Leader Blues

Tuesday, October 20, 2009

TOP STORY >> PCSSD hires two for better school safety

Leader staff writer

At a special meeting on Monday evening, the school board of the Pulaski County Special School District approved hiring of an additional assistant principal for both Jacksonville and Mills high schools and removed the allocation for the existing dean of students position at Mills.

According to district policy, a school is eligible for an assistant principal when enrollment reaches 375 and may add another position with each additional 375 students.

“That is a guiding number – I don’t know how hard and fast that is,” said Deborah Rousch, director of information for PCSSD.

The new, permanent hires will replace assistant principals both schools lost recently. The new hire at Jacksonville will bring the number of assistant principals back up to three after one transferred to the newly opened STAR Academy for at-risk youth at the beginning of the school year. The high school’s enrollment is 1,010.

Kenneth Clark, head principal at Jacksonville High School, said that the news of the board’s decision was “like a breath of fresh air.”

Being short an assistant principal had forced Clark to “revamp everything and look at things in a new way. I thank the board for adding more administrative power to our team.”

The assistant principal position at Mills replaces a temporary dean of discipline position recently vacated, bringing the total number of assistant principals there to three. The school’s enrollment is 806.

The annual cost for the two positions could be as much as $170,531, including benefits.

Board members Tim Clark, Gwen Williams, Sandra Sawyers, and Mildred Tatum voted for the additional principals. Board members Danny Gililland and Bill Vasquez cast dissenting votes on the motion by board member Mildred Tatum. Board member Charley Wood was absent.

Tatum made the same proposal at the regular monthly board meeting last week, but it died for lack of a second. At that meeting, the board passed a similar measure by board chair Tim Clark, for a second assistant principal at Maumelle Middle School. The school has 709 students.

It was board chair Clark who called for the special meeting to weigh in on the assistant principal issue. Afterwards, he said that he did so because he felt both Mills and Jacksonville high schools “were not adequately staffed. Discipline is an important factor in education; we need to focus more on discipline.”

Sawyer said she voted in favor of the additional principals because she “saw an immediate need” in order to “create a safe environment that is conductive to learning. We must have the one before we can have the other.”

Sawyer said she would like to “look at all the schools” and then “put a plan into action, a swift plan, to address discipline issues in the district.”

After the meeting, Gililland said he voted against the measure because of “budgetary reasons.”

“Ms. (Anita) Farver (the district’s chief financial officer) said that the district did not have the budget to support it,” Gililland said, referring to discussion at the board’s last regular monthly meeting on Oct. 13. “I want people to understand that I would love to see another assistant principal at every school – and classrooms of 15 to 18 students, but when you don’t have the funding, you just don’t do it.”

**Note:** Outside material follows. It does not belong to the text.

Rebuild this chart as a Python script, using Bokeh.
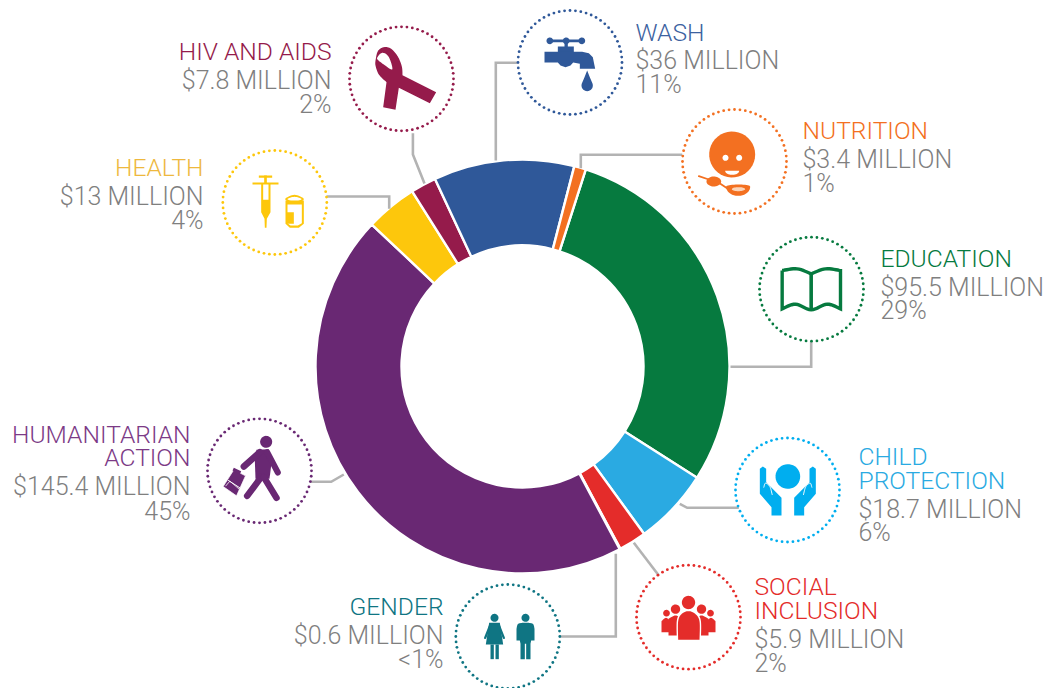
import math
import numpy as np
from bokeh.plotting import figure
from bokeh.models import Range1d
from bokeh.core.properties import value
from bokeh.embed import file_html
from bokeh.resources import INLINE

# ---- data -----------------------------------------------------------------
categories = ["Education", "Child protection", "Social inclusion", "Gender",
              "Humanitarian action", "Health", "HIV and AIDS", "WASH", "Nutrition"]
# arc of each slice, in degrees
slice_degrees = [104.7, 21.5, 7.8, 0.2, 161.3, 14.5, 7.2, 39.5, 3.3]
amount_labels = ["$95.5 MILLION", "$18.7 MILLION", "$5.9 MILLION", "$0.6 MILLION",
                 "$145.4 MILLION", "$13 MILLION", "$7.8 MILLION", "$36 MILLION", "$3.4 MILLION"]
share_labels = ["29%", "6%", "2%", "<1%", "45%", "4%", "2%", "11%", "1%"]
colors = ["#067a3f", "#2aaae2", "#e42c2a", "#0f7583", "#692873", "#fdc70c", "#951b4b", "#2f5899", "#f37021"]
title_colors = ["#067a3f", "#2aaae2", "#e42c2a", "#0f7583", "#7c3a86", "#eeb83e", "#951b4b", "#3c62a0", "#f37021"]

FONT = "Roboto Light"
GREY = "#7f7f7f"
LINEC = "#b3b3b3"
FS_TITLE = "24.6px"
FS_VALUE = "25px"
BASE_SHIFT = 8.6
H = 688

p = figure(width=1048, height=688, x_range=Range1d(0, 1048), y_range=Range1d(0, 688),
           output_backend="svg", toolbar_location=None,
           x_axis_location=None, y_axis_location=None, min_border=0)
p.grid.visible = False
p.outline_line_color = None
p.background_fill_color = "white"
p.border_fill_color = "white"


def Y(v):
    return H - v

# ---- donut ----------------------------------------------------------------
CX, CY, R_OUT, R_IN = 522, 366, 207, 121
START = 17.8
cum = np.concatenate([[0], np.cumsum(slice_degrees)]) + START
p.annular_wedge(x=[CX] * len(slice_degrees), y=[Y(CY)] * len(slice_degrees),
                inner_radius=R_IN, outer_radius=R_OUT,
                start_angle=list(90 - cum[:-1]), end_angle=list(90 - cum[1:]),
                start_angle_units="deg", end_angle_units="deg", direction="clock",
                fill_color=colors, line_color="white", line_width=2.4)


# ---- helpers --------------------------------------------------------------
def Z(o, pts):
    return [o[0] + a / 3 for a, _ in pts], [Y(o[1] + b / 3) for _, b in pts]


def smooth(pts, closed=False, n=8):
    P = list(pts)
    if closed:
        P = [P[-1]] + P + P[:2]
    else:
        P = [P[0]] + P + [P[-1]]
    out = []
    for i in range(1, len(P) - 2):
        p0, p1, p2, p3 = map(np.array, P[i - 1:i + 3])
        for t in np.linspace(0, 1, n, endpoint=False):
            out.append(tuple(0.5 * (2 * p1 + (p2 - p0) * t + (2 * p0 - 5 * p1 + 4 * p2 - p3) * t * t
                                    + (3 * p1 - p0 - 3 * p2 + p3) * t ** 3)))
    if not closed:
        out.append(P[-2])
    return out


def ell(cx, cy, rx, ry=None, a0=0, a1=360, n=40):
    ry = rx if ry is None else ry
    return [(cx + rx * math.cos(math.radians(a)), cy + ry * math.sin(math.radians(a)))
            for a in np.linspace(a0, a1, n)]


def fill(o, pts, c):
    x, y = Z(o, pts)
    p.patch(x, y, fill_color=c, line_color=None)


def stroke(o, pts, c, w, cap="round", join="round"):
    x, y = Z(o, pts)
    p.line(x, y, line_color=c, line_width=w, line_cap=cap, line_join=join)


def ring(x, y, c):
    th = np.linspace(0, 2 * np.pi, 60, endpoint=False)
    p.circle(x + 52 * np.cos(th), Y(y) + 52 * np.sin(th), radius=1.4, fill_color=c, line_color=None)


def conn(*pts):
    p.line([a for a, _ in pts], [Y(b) for _, b in pts], line_color=LINEC, line_width=2.6,
           line_join="miter")


# ---- connectors -----------------------------------------------------------
conn((412.4, 132.7), (412.4, 154), (424, 183))
conn((516.7, 62.3), (495.3, 62.3), (495.3, 160))
conn((681.7, 154.3), (580.3, 154.3), (580.3, 167.7))
conn((326, 196), (388.7, 196), (388.7, 208.3))
conn((810.7, 340.7), (810.7, 366.3), (730, 366.3))
conn((738.3, 507.3), (686.7, 507.3), (679.3, 503.3))
conn((633.3, 542.3), (658.3, 575))
conn((559.3, 636), (615.3, 636), (615.3, 553.3))
conn((310, 481.3), (330.7, 481.3), (343.3, 474))

# ---- rings ----------------------------------------------------------------
ring(811, 288.7, colors[0])
ring(787, 489.5, "#00aeef")
ring(688, 616.7, colors[2])
ring(507.3, 636, colors[3])
ring(259, 470.3, colors[4])
ring(274.3, 202, colors[5])
ring(401, 78.3, colors[6])
ring(569.5, 62, colors[7])
ring(734, 161, colors[8])

# ---- icon: WASH -----------------------------------------------------------
o = (340, 0); c = colors[7]
stroke(o, [(628, 121), (724, 121)], c, 2.8)
for a in (628, 677, 724):
    fill(o, ell(a, 121, 10), c)
fill(o, [(672, 121), (682, 121), (682, 140), (672, 140)], c)
fill(o, [(652, 138), (700, 138), (700, 156), (652, 156)], c)
fill(o, [(612, 154), (725, 154), (745, 158), (757, 170), (762, 195), (764, 205), (718, 205), (718, 190),
         (698, 186), (690, 195), (675, 200), (660, 195), (652, 186), (612, 186)], c)
fill(o, [(740, 210), (748, 230)] + ell(740, 255, 17, 17, -20, 200) + [(732, 230)], c)

# ---- icon: HIV ------------------------------------------------------------
o = (340, 0); c = colors[6]
fill(o, smooth([(105, 180), (112, 152), (130, 140), (152, 145), (172, 168), (184, 198), (186, 224)])
     + [(287, 275), (268, 308), (175, 262), (165, 328), (128, 320), (138, 245)]
     + smooth([(138, 245), (115, 222), (105, 195), (105, 180)]), c)
fill(o, smooth([(110, 172), (122, 158), (136, 160), (148, 176), (155, 207), (130, 192), (114, 180)], closed=True), "white")

# ---- icon: Health ---------------------------------------------------------
o = (200, 140); c = colors[5]
fill(o, [(175, 105), (215, 105), (215, 112), (175, 112)], c)
fill(o, [(191, 105), (199, 105), (199, 128), (191, 128)], c)
fill(o, [(156, 126), (234, 126), (234, 132), (156, 132)], c)
fill(o, [(182, 130), (210, 130), (210, 215), (199, 235), (198, 262), (193, 262), (192, 235), (182, 215)], c)
fill(o, [(188, 132), (204, 132), (204, 178), (188, 178)], "white")
fill(o, smooth([(254, 176), (282, 163), (310, 176), (282, 190)], closed=True), c)
fill(o, smooth([(261, 176), (282, 169), (303, 176), (282, 183)], closed=True), "white")
fill(o, [(255, 180), (310, 180), (310, 250), (295, 262), (268, 262), (255, 250)], c)
fill(o, [(261, 192), (304, 192), (304, 248), (292, 255), (270, 255), (261, 248)], "white")
fill(o, [(258, 215), (280, 215), (280, 250), (258, 250)], c)
fill(o, [(286, 222), (300, 222), (300, 240), (286, 240)], "white")

# ---- icon: Humanitarian ---------------------------------------------------
o = (200, 410); c = colors[4]
fill(o, ell(197, 94, 18), c)
fill(o, [(168, 118), (205, 116), (214, 150), (207, 205), (165, 205), (163, 150)], c)
stroke(o, [(178, 125), (130, 168)], c, 6.5)
stroke(o, [(200, 125), (232, 186)], c, 6)
stroke(o, [(182, 200), (140, 256)], c, 6.5)
stroke(o, [(190, 200), (228, 262)], c, 6.5)
fill(o, [(100, 178), (135, 196), (108, 256), (68, 228)], c)
stroke(o, [(84, 210), (118, 232)], "white", 1.0)
stroke(o, [(76, 226), (88, 212), (100, 222), (116, 236)], "white", 0.8)
stroke(o, [(100, 178), (135, 196), (108, 256), (68, 228), (100, 178)], "white", 0.7)
fill(o, [(100, 172), (122, 182), (118, 192), (96, 180)], c)

# ---- icon: Gender ---------------------------------------------------------
o = (440, 520); c = colors[3]
fill(o, ell(162, 292, 12), c)
fill(o, [(146, 307), (178, 307), (188, 372), (136, 372)], c)
stroke(o, [(150, 312), (134, 352)], c, 2.3)
stroke(o, [(174, 312), (190, 352)], c, 2.3)
fill(o, [(150, 372), (160, 372), (160, 416), (150, 416)], c)
fill(o, [(165, 372), (175, 372), (175, 416), (165, 416)], c)
fill(o, ell(255, 292, 12), c)
fill(o, smooth([(228, 325), (232, 311), (245, 307)]) + smooth([(265, 307), (278, 311), (282, 325)])
     + [(282, 360), (272, 360), (270, 370), (270, 416), (257, 416), (257, 370), (253, 370), (253, 416), (240, 416), (240, 370), (238, 360), (228, 360)], c)

# ---- icon: Social ---------------------------------------------------------
o = (440, 520); c = colors[2]
for cx, r, l, rr, top, bot in [(678, 10, 663, 690, 292, 335), (810, 10, 798, 825, 292, 335),
                               (705, 14, 684, 726, 285, 345), (783, 14, 762, 804, 285, 345)]:
    fill(o, ell(cx, 278 if r == 10 else 266, r), c)
    fill(o, smooth([(l, top + 10), ((l + rr) / 2, top), (rr, top + 10)]) + [(rr, bot), (l, bot)], c)
fill(o, ell(744, 246, 24), "white")
fill(o, ell(744, 246, 20), c)
fill(o, smooth([(709, 362), (709, 300), (722, 276), (744, 268), (766, 276), (781, 300), (781, 362)]), "white")
fill(o, smooth([(713, 358), (713, 302), (724, 280), (744, 272), (764, 280), (777, 302), (777, 358)]), c)

# ---- icon: Education ------------------------------------------------------
o = (670, 220); c = colors[0]
top_l = smooth([(335, 150), (380, 145), (422, 160)])
top_r = smooth([(422, 160), (465, 145), (510, 150)])
bot = smooth([(510, 265), (470, 251), (422, 268), (375, 251), (335, 265)])
stroke(o, top_l + top_r + bot + [(335, 150)], c, 3.4, cap="butt", join="miter")
stroke(o, [(422, 158), (422, 268)], c, 3.6, cap="butt")

# ---- icon: Child protection -----------------------------------------------
o = (670, 220); c = "#00aeef"
fill(o, ell(352, 768, 37), c)
for s in (1, -1):
    m = (lambda q: (q[0], q[1])) if s == 1 else (lambda q: (704 - q[0], q[1]))
    fill(o, [m(q) for q in [(268, 745), (277, 738), (287, 745), (287, 785), (333, 832), (333, 885),
                            (303, 885), (303, 860), (268, 820)]], c)
    stroke(o, [m(q) for q in smooth([(280, 800), (285, 788), (298, 798), (305, 822)])], "white", 1.0)

# ---- icon: Nutrition ------------------------------------------------------
o = (680, 105); c = colors[8]
fill(o, ell(155, 147, 69), c)
fill(o, ell(135, 157, 9), "white")
fill(o, ell(176, 157, 9), "white")
fill(o, ell(155, 196, 21, 12, 0, 180), "white")
stroke(o, [(55, 212), (85, 222)], c, 1.8)
fill(o, ell(100, 228, 22, 15), c)
stroke(o, [(115, 232), (142, 250)], c, 1.8)
fill(o, ell(173, 244, 36, 27, 0, 180), c)
fill(o, ell(173, 243, 36, 6), c)
fill(o, ell(174, 251, 20, 6), "#fbd4b8")

# ---- texts ----------------------------------------------------------------
LAYOUT = [
    # index, x, align, title lines, title baselines, amount baseline, share baseline
    (0, 880, "left", ["EDUCATION"], [267], 295.5, 319),
    (1, 858, "left", ["CHILD", "PROTECTION"], [465, 489], 517.5, 541),
    (2, 754, "left", ["SOCIAL", "INCLUSION"], [595, 619], 648, 672),
    (3, 443, "right", ["GENDER"], [615], 644, 667.5),
    (4, 190, "right", ["HUMANITARIAN", "ACTION"], [442.7, 466], 495, 519.3),
    (5, 203, "right", ["HEALTH"], [176], 205, 229),
    (6, 331, "right", ["HIV AND AIDS"], [60], 89, 113),
    (7, 635, "left", ["WASH"], [41], 69, 93),
    (8, 802, "left", ["NUTRITION"], [139], 168, 192),
]


def txt(x, y, s, col, align, fs):
    p.text([x], [Y(y - BASE_SHIFT)], text=[s], text_color=col, text_font=value(FONT), text_font_size=fs,
           text_align=align, text_baseline="alphabetic")


for i, x, al, tl, tb, ab, sb in LAYOUT:
    for s, b in zip(tl, tb):
        txt(x, b, s, title_colors[i], al, FS_TITLE)
    txt(x, ab, amount_labels[i], GREY, al, FS_VALUE)
    txt(x, sb, share_labels[i], GREY, al, FS_VALUE)

open("out.html", "w").write(file_html(p, INLINE))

Gililland said that district revenues are not keeping pace with the $5 million draw this year from reserves to fund new school construction. And then there is the question of how long the district will continue to receive $18 million annually to implement its desegregation plan. Whether the money is cut off all at once or gradually will be for the state to decide, Gililland said, adding, “We’ve got serious money issues and need to be responsible to the taxpayers.”

Vasquez said he voted against the motion because it was not part of an effort to address discipline problems in the district in a comprehensive way.

“It is a band-aid fix to a systemic problem,” Vasquez said after the meeting. “There has not been one recommendation from the board or the superintendent’s office to address findings in the last deseg report. His reference was to periodic reviews by the Office of Desegregation Monitoring, an arm of the U.S. District Court which assesses the district’s compliance its own goals and strategies for elimination of racial disparities in 11 discrete areas, including discipline.

“My zone loses more students than any other,” Vasquez said. “Jacksonville High has a lot of discipline problems, for whatever reason, but the problem with all this is that it is not budgeted.”

In the latest report from the Office of Desegregation Monitoring, published in fall 2008, the PCSSD was taken to task for not doing enough to bring down the high number of discipline referrals, suspensions, expulsions and assignments to Saturday school among black students.

“We charged the last superintendent to take care of those things, and he did not,” Vasquez said. “The district staff is not very proactive in bringing solutions to the board to solve problems.”

After the meeting, Brenda Bowles, assistant superintendent for equity and pupil services for PCSSD, commented that “sometimes people make statements that are a little unfair. They have a report every year that has recommendations.”